Vol. 11 #40: Thursday, September 14, 2006
Calgary's News & Entertainment Weekly
FFWD Weekly
BOOKS
by JAMES DANGEROUS
Concrete poetics
Derek Beaulieu’s fractual economies resonates
>>REVIEW
FRACTAL ECONOMIES
derek beaulieu
Talon Press, 93 pp.

Most readers who are familiar with concrete poetry are also familiar with the biggest complaint about it: it’s too big-idea, too intelli-snob wank to have any purpose. Disgruntled readers ask: What’s the point? What’s the meaning?

derek beaulieu’s third book, fractal economies, doesn’t address the question so much as demonstrate ideas: yes, it is intellectual, but it doesn’t have to be read that way. In fact, the book veers into a poetics of visual art – perhaps calling it a "poetics of seeing" is more appropriate.

fractal economies is divided into five sections. The first and last deal with academic hype; the middle three are simply the poems themselves. And perhaps it is easiest to start there, in the broken edges of beaulieu’s poetics.

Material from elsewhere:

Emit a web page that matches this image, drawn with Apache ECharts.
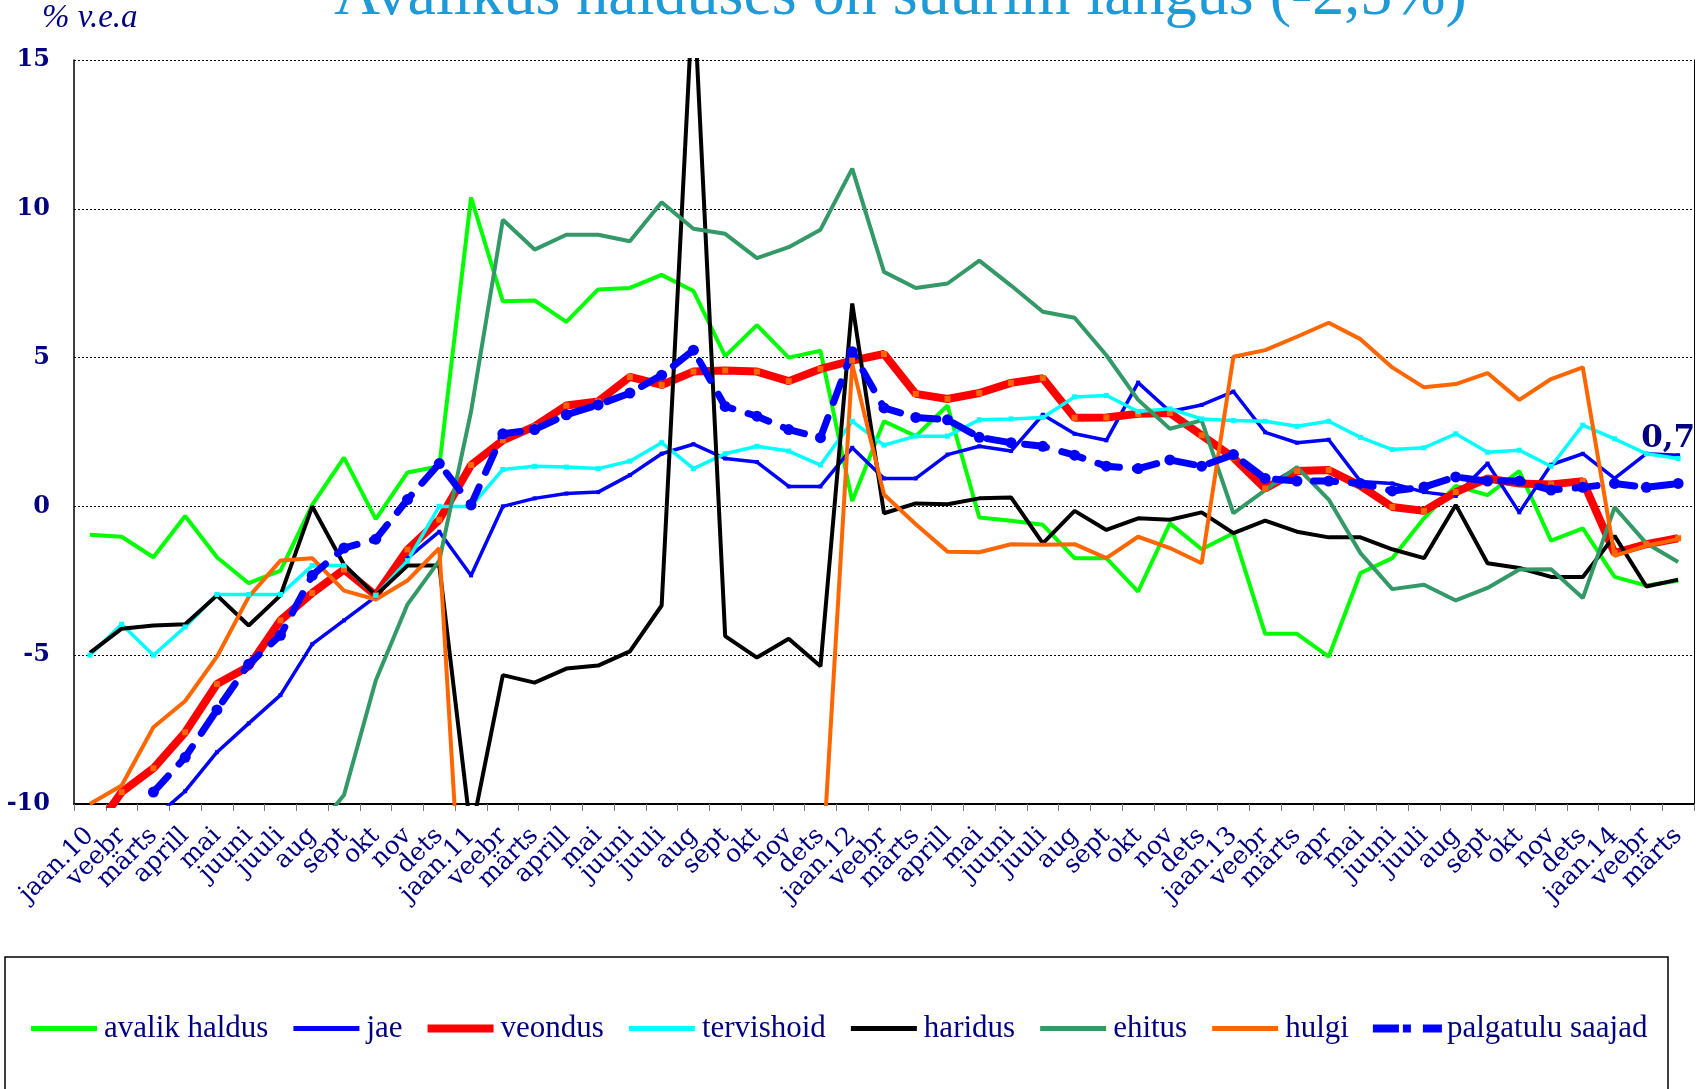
<!DOCTYPE html>
<html><head><meta charset="utf-8">
<script src="https://cdn.jsdelivr.net/npm/echarts@6/dist/echarts.min.js"></script>
<style>html,body{margin:0;padding:0;background:#fff}#c{width:1703px;height:1089px}</style>
</head><body><div id="c"></div>
<script>
const categories = ['jaan.10','veebr','märts','aprill','mai','juuni','juuli','aug','sept','okt','nov','dets',
  'jaan.11','veebr','märts','aprill','mai','juuni','juuli','aug','sept','okt','nov','dets',
  'jaan.12','veebr','märts','aprill','mai','juuni','juuli','aug','sept','okt','nov','dets',
  'jaan.13','veebr','märts','apr','mai','juuni','juuli','aug','sept','okt','nov','dets',
  'jaan.14','veebr','märts'];
const yTicks = [-10, -5, 0, 5, 10, 15];
const avalikHaldus = [-0.95,-1.02,-1.71,-0.32,-1.71,-2.58,-2.16,0.05,1.64,-0.43,1.14,1.35,
  10.38,6.89,6.92,6.20,7.29,7.34,7.78,7.24,5.05,6.09,5.00,5.23,
  0.18,2.86,2.36,3.39,-0.37,-0.48,-0.62,-1.74,-1.74,-2.86,-0.57,-1.44,
  -0.90,-4.28,-4.28,-5.05,-2.24,-1.74,-0.40,0.69,0.38,1.19,-1.15,-0.74,
  -2.37,-2.66,-2.50];
const jae = [null,null,-10.5,-9.57,-8.26,-7.29,-6.34,-4.63,-3.83,-3.03,-1.74,-0.85,
  -2.32,0.0,0.27,0.43,0.48,1.05,1.77,2.09,1.61,1.49,0.67,0.67,
  1.97,0.94,0.94,1.74,2.02,1.86,3.08,2.44,2.22,4.16,3.19,3.41,
  3.86,2.49,2.14,2.24,0.84,0.77,0.48,0.35,1.44,-0.20,1.40,1.77,
  0.94,1.77,1.72];
const veondus = [-11.1,-9.6,-8.80,-7.59,-5.97,-5.38,-3.83,-2.91,-2.12,-2.99,-1.45,-0.45,
  1.39,2.22,2.69,3.39,3.53,4.35,4.08,4.53,4.57,4.53,4.21,4.62,
  4.90,5.12,3.78,3.61,3.81,4.15,4.31,2.98,2.99,3.11,3.14,2.39,
  1.64,0.60,1.19,1.22,0.69,-0.02,-0.15,0.48,0.94,0.77,0.74,0.85,
  -1.57,-1.27,-1.07];
const tervishoid = [-5.0,-3.96,-5.0,-4.05,-2.96,-2.96,-2.96,-1.99,-1.99,-2.99,-1.82,0.0,
  0.0,1.24,1.35,1.32,1.27,1.52,2.14,1.27,1.77,2.02,1.86,1.39,
  2.86,2.06,2.36,2.36,2.91,2.94,2.99,3.68,3.73,3.19,3.28,2.94,
  2.89,2.86,2.69,2.86,2.32,1.91,1.97,2.44,1.82,1.89,1.35,2.73,
  2.27,1.77,1.61];
const haridus = [-4.92,-4.11,-4.0,-3.96,-2.99,-4.0,-2.99,0.0,-1.96,-2.99,-1.99,-1.99,
  -11.0,-5.67,-5.92,-5.45,-5.35,-4.87,-3.33,17.5,-4.36,-5.08,-4.45,-5.37,
  6.82,-0.23,0.10,0.07,0.27,0.30,-1.24,-0.15,-0.79,-0.40,-0.45,-0.20,
  -0.90,-0.48,-0.85,-1.04,-1.04,-1.44,-1.74,0.05,-1.91,-2.07,-2.37,-2.37,
  -0.99,-2.69,-2.46];
const ehitus = [null,null,null,null,null,null,null,-11.0,-9.7,-5.85,-3.29,-1.82,
  3.19,9.63,8.63,9.13,9.13,8.91,10.22,9.33,9.16,8.34,8.71,9.30,
  11.35,7.88,7.34,7.49,8.26,7.42,6.54,6.34,5.08,3.58,2.61,2.89,
  -0.23,0.55,1.32,0.23,-1.57,-2.78,-2.63,-3.16,-2.74,-2.12,-2.11,-3.08,
  -0.03,-1.24,-1.87];
const hulgi = [-10.0,-9.38,-7.42,-6.54,-5.05,-3.04,-1.82,-1.74,-2.83,-3.13,-2.49,-1.40,
  -19.4,null,null,null,null,null,null,null,null,null,null,-13.2,
  4.78,0.40,-0.60,-1.52,-1.54,-1.27,-1.29,-1.27,-1.74,-1.02,-1.40,-1.91,
  5.03,5.25,5.70,6.17,5.62,4.67,4.00,4.11,4.48,3.58,4.28,4.67,
  -1.66,-1.32,-1.10];
const palgatuluSaajad = [null,null,-9.6,-8.43,-6.84,-5.30,-4.33,-2.32,-1.40,-1.10,0.23,1.44,
  0.05,2.44,2.58,3.08,3.41,3.81,4.41,5.25,3.36,3.03,2.58,2.31,
  5.20,3.31,2.99,2.91,2.32,2.14,2.02,1.72,1.35,1.27,1.56,1.35,
  1.74,0.94,0.85,0.85,0.77,0.52,0.65,0.99,0.85,0.85,0.55,0.64,
  0.77,0.64,0.77];
const lastLabel = '0,7';
const seriesNames = ['avalik haldus','jae','veondus','tervishoid','haridus','ehitus','hulgi','palgatulu saajad'];

const NAVY = '#000080';
const SERIF = "'DejaVu Serif', 'Liberation Serif', serif";
const TIMES = "'Liberation Serif', serif";
const chart = echarts.init(document.getElementById('c'));

function lineSeries(name, data, color, width, extra) {
  return Object.assign({
    name: name, type: 'line', data: data, showSymbol: false, symbol: 'none',
    lineStyle: { color: color, width: width }, itemStyle: { color: color },
    clip: true, animation: false, connectNulls: false
  }, extra || {});
}

const palData = palgatuluSaajad.map((v, i) => i === palgatuluSaajad.length - 1 ? {
  value: v,
  label: { show: true, formatter: lastLabel, position: 'top', distance: 24, offset: [-10, 0],
    color: NAVY, fontWeight: 'bold', fontSize: 31, fontFamily: SERIF }
} : v);

// legend icons: invisible bbox (0..70 x 0..14) via moveTo points, bar in the middle
const BOX = 'M0,0 M70,14 ';
const barIcon = (h) => 'path://' + BOX + 'M2,' + (7 - h / 2) + ' h66 v' + h + ' h-66 z';
const dashDotIcon = 'path://' + BOX + 'M1,3 h26 v8 h-26 z M31,3 h8 v8 h-8 z M51,3 h19 v8 h-19 z';
const legendColors = ['#00FF00','#0000FF','#FF0000','#00FFFF','#000000','#339966','#FF6600','#0000FF'];
const legendThick = [5, 5, 8, 5, 5, 5, 5, 8];
const legendData = seriesNames.map((n, i) => ({
  name: n,
  icon: i === 7 ? dashDotIcon : barIcon(legendThick[i]),
  itemStyle: { color: legendColors[i], borderWidth: 0 }
}));

chart.setOption({
  backgroundColor: '#fff',
  animation: false,
  title: {
    text: 'Avalikus halduses on suurim langus (-2,5%)',
    left: 329, top: -40,
    textStyle: { color: '#1E9AD6', fontSize: 64, fontWeight: 'normal', fontFamily: TIMES }
  },
  grid: { left: 74, right: 9, top: 60, bottom: 285, containLabel: false },
  legend: {
    left: 24, top: 1008, itemWidth: 70, itemHeight: 14, itemGap: 23,
    textStyle: { color: NAVY, fontSize: 31, fontFamily: TIMES },
    data: legendData
  },
  xAxis: {
    type: 'category', data: categories, boundaryGap: true,
    axisLine: { onZero: false, lineStyle: { color: '#000', width: 2 } },
    axisTick: { show: true, interval: 0, length: 7, lineStyle: { color: '#777', width: 1 } },
    axisLabel: { interval: 0, rotate: 45, color: NAVY, fontSize: 25, fontFamily: SERIF, margin: 28 },
    splitLine: { show: false }
  },
  yAxis: [{
    type: 'value', min: yTicks[0], max: yTicks[yTicks.length - 1], interval: 5,
    axisLine: { show: true, lineStyle: { color: '#000', width: 1.5 } },
    axisTick: { show: false },
    axisLabel: { color: NAVY, fontSize: 24, fontWeight: 'bold', fontFamily: SERIF, margin: 24 },
    splitLine: { show: true, lineStyle: { color: '#000', width: 1, type: [2, 2] } }
  }, {
    type: 'value', position: 'right', min: yTicks[0], max: yTicks[yTicks.length - 1], interval: 5,
    axisLine: { show: true, lineStyle: { color: '#000', width: 1 } },
    axisTick: { show: false }, axisLabel: { show: false }, splitLine: { show: false }
  }],
  graphic: [
    { type: 'text', left: 42, top: 2, style: { text: '% v.e.a', fill: NAVY, font: "italic 33px 'Liberation Serif', serif" } },
    { type: 'rect', shape: { x: 5, y: 957, width: 1663, height: 160 }, style: { fill: 'none', stroke: '#000', lineWidth: 1.5 }, z: -1 }
  ],
  series: [
    lineSeries(seriesNames[0], avalikHaldus, '#00FF00', 4),
    lineSeries(seriesNames[1], jae, '#0000FF', 3.5, { symbol: 'rect', symbolSize: 4, showSymbol: true }),
    lineSeries(seriesNames[2], veondus, '#FF0000', 8, { symbol: 'rect', symbolSize: 6, showSymbol: true, itemStyle: { color: '#FF6600' } }),
    lineSeries(seriesNames[3], tervishoid, '#00FFFF', 3.5, { symbol: 'rect', symbolSize: 5, showSymbol: true }),
    lineSeries(seriesNames[4], haridus, '#000000', 4),
    lineSeries(seriesNames[5], ehitus, '#339966', 4),
    lineSeries(seriesNames[6], hulgi, '#FF6600', 4),
    lineSeries(seriesNames[7], palData, '#0000FF', 7, {
      symbol: 'circle', symbolSize: 11, showSymbol: true,
      lineStyle: { color: '#0000FF', width: 7, type: [22, 16], cap: 'round' }
    })
  ]
});
</script></body></html>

Section one, "surface," plays most obviously with the fractal form, where letters are cut and spilled about the page. The odd legible words – font sizes, the brand name "Selectum," measurements and a faded but still readable "TAIWAN" – all point towards the composition of the poems more so than any emotional reference.

The second section, "depression," involves blurs and fades, the faint trace of the word "terrorism" as it’s being erased and the poem "a comprehensive force between the cam and the follower," which is a series of diagrams of cam shafts with the Greek letter omega propelling the machinery. The section also includes my favourite poem in the book, "a discourse on paranoia," which shows chromosomal map-like figures. I laughed myself sick.

Finally, "blister" involves the ghostly pressings of those beautiful plastic magnets shaped like letters. Nostalgia and whimsy decorate the trace of these poems. This doesn’t mean that they are about childhood per se, but for me they recall my early days.

"problems in composition" operates as a sort of introduction to the book. But don’t look for answers here. The introductory-style poetry is obscured with prints of bubble-wrap and fragments of other texts, transforming them into a movement towards the reduction of language within the text, rather than an explanation of the language.

For that explanation, you must read the outroduction: "an afterward on after words: notes towards a concrete poetic." Yes, the essay is heavy and technical. But it is also an important work, and one which might clarify a few thoughts on concrete poetry, if you have the appetite for polysyllabic words (which I do). But I need to say: don’t feel that the poetry must escape you if you won’t/can’t read the outroduction. The essay is important, but the accessibility and beauty of the poems themselves are more so.

So what’s the point? What’s the meaning?

Buried within all the intellectual mumbo-jumbo and the high-falutin’ language is a simple idea: concrete poems are what you make of them. And sure, there’s a danger that you won’t see any meaning. But perhaps that’s okay.

Visual artists like Marcel Duchamp had to deal with complaints of intelli-snobbery and grandstanding. Igor Stravinsky caused a riot at his debut of The Rite of Spring in 1913; by 1940, Disney had included the work in Fantasia. Concrete poetics is still young, and still dealing with problems that more "radical" art forms must endure.

fractal economies, however, has the potential to be like Miles Davis’ Kind of Blue, which taps the vein of jazz for many listeners and musicians. Never read a book of concrete poetry before? This might be the one to hook you.